Task description
For the listing that follows, give again exactly the lines from the one with "Give me the matplotlib source for this chart." to the one with "from matplotlib.patches import", including both.

Records for the exercise
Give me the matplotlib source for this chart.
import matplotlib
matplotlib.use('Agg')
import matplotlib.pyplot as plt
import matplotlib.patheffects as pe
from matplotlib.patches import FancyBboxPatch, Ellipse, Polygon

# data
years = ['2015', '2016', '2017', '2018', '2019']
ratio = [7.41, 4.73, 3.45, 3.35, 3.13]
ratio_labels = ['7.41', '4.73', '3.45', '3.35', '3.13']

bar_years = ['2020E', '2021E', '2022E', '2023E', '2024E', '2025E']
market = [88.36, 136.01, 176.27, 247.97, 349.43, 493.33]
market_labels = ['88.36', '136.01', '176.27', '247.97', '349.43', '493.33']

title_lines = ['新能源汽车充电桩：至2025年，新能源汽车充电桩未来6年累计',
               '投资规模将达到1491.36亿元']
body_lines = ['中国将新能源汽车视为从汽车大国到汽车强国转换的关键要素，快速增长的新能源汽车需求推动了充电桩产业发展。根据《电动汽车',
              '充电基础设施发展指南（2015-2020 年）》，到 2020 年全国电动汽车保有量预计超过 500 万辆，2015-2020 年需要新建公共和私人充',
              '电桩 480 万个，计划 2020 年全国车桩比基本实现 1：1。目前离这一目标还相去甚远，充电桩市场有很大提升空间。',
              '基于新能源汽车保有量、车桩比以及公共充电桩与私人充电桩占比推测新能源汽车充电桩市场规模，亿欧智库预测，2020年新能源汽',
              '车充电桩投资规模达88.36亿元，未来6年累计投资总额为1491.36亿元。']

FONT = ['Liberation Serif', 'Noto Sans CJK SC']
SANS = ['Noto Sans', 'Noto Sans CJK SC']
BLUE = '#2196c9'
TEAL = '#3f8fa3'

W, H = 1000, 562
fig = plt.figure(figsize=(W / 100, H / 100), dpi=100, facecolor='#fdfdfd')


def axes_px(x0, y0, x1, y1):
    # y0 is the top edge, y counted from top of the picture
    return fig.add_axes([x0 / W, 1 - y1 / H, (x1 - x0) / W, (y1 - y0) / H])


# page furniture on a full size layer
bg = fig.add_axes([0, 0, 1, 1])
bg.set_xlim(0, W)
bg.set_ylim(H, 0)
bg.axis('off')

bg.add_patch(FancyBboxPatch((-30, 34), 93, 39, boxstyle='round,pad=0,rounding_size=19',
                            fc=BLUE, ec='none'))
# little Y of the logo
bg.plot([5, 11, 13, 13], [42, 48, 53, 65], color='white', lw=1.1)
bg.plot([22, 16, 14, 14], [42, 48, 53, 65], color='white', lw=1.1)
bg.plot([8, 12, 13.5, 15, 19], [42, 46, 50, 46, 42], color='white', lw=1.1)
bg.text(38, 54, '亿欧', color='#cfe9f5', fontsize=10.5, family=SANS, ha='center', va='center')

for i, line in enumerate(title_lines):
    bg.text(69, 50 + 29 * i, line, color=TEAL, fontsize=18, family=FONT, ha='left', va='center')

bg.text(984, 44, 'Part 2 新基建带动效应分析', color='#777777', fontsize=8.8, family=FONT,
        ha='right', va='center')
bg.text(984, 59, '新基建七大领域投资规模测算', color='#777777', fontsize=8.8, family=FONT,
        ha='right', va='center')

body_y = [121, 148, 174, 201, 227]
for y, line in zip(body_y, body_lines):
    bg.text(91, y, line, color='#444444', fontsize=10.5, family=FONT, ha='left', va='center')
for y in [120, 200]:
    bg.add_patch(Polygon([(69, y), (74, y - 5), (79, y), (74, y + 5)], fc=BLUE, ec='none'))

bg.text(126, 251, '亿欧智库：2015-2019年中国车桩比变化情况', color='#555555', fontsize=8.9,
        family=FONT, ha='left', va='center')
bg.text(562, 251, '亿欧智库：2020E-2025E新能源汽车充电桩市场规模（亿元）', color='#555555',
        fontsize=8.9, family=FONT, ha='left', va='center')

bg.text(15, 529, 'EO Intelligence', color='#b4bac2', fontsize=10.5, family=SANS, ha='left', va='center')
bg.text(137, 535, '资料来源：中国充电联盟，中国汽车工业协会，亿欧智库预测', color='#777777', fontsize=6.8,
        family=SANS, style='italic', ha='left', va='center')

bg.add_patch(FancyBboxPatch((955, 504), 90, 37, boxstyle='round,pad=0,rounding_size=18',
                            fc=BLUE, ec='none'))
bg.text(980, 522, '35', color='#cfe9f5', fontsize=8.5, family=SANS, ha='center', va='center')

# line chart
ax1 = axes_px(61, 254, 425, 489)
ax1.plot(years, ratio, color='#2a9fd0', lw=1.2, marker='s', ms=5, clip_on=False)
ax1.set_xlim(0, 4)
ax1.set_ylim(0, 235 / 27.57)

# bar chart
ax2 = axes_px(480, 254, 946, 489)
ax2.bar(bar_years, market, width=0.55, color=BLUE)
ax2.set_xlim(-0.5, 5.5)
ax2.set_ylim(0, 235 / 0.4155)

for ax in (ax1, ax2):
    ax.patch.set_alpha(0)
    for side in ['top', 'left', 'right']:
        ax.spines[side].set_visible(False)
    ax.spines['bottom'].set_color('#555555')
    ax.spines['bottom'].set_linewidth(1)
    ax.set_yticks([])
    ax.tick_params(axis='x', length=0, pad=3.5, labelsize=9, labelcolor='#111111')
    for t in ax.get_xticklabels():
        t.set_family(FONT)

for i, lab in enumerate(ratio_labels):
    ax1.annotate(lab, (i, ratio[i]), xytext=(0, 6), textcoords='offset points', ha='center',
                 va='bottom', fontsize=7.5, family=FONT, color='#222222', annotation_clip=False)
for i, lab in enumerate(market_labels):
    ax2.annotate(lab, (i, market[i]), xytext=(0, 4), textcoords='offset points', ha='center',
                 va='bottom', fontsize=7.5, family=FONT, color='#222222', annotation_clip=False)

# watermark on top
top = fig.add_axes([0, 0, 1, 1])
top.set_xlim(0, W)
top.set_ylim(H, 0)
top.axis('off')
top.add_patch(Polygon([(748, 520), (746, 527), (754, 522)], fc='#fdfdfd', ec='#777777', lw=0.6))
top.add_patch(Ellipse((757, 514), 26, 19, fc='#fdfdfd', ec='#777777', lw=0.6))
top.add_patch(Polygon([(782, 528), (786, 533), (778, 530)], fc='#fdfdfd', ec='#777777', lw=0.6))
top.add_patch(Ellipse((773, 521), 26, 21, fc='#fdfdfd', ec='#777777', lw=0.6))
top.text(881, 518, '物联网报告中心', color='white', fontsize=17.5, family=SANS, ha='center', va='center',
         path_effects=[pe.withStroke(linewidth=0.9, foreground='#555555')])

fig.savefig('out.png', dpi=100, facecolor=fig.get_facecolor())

...

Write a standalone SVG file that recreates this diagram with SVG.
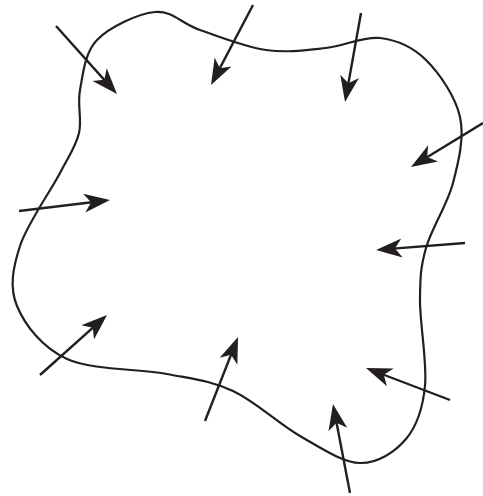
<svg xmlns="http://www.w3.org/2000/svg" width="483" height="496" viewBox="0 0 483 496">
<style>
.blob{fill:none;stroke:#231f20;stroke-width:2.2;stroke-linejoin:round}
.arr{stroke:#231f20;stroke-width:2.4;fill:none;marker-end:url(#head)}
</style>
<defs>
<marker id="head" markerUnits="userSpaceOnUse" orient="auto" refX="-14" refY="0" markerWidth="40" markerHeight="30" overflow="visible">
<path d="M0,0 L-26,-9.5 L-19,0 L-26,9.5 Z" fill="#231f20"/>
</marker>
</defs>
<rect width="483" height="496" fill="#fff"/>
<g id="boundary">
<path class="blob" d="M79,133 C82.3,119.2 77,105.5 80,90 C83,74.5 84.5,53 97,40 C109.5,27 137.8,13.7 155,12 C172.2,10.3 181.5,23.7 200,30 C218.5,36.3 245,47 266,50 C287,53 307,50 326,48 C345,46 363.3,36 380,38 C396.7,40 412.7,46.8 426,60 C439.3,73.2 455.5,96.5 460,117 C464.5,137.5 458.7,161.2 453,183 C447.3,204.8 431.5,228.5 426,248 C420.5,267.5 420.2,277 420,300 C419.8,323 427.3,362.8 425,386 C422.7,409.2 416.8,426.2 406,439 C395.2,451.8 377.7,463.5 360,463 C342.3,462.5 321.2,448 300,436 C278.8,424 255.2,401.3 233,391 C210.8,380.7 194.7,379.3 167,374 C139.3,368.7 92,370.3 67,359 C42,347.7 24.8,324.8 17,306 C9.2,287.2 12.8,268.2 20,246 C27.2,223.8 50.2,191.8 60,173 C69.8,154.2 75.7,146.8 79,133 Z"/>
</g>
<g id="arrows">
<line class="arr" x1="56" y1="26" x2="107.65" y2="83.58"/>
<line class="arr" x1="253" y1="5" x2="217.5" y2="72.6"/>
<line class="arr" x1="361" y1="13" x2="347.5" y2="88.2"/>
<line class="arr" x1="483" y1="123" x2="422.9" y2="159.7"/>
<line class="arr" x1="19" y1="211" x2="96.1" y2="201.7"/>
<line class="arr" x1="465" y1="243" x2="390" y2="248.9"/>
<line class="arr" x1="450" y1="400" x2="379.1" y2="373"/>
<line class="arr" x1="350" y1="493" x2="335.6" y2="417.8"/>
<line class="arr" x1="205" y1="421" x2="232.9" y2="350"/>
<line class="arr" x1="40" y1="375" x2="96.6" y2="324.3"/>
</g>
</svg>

Task output
Give me the matplotlib source for this chart.
import matplotlib
matplotlib.use('Agg')
import matplotlib.pyplot as plt
import matplotlib.patheffects as pe
from matplotlib.patches import FancyBboxPatch, Ellipse, Polygon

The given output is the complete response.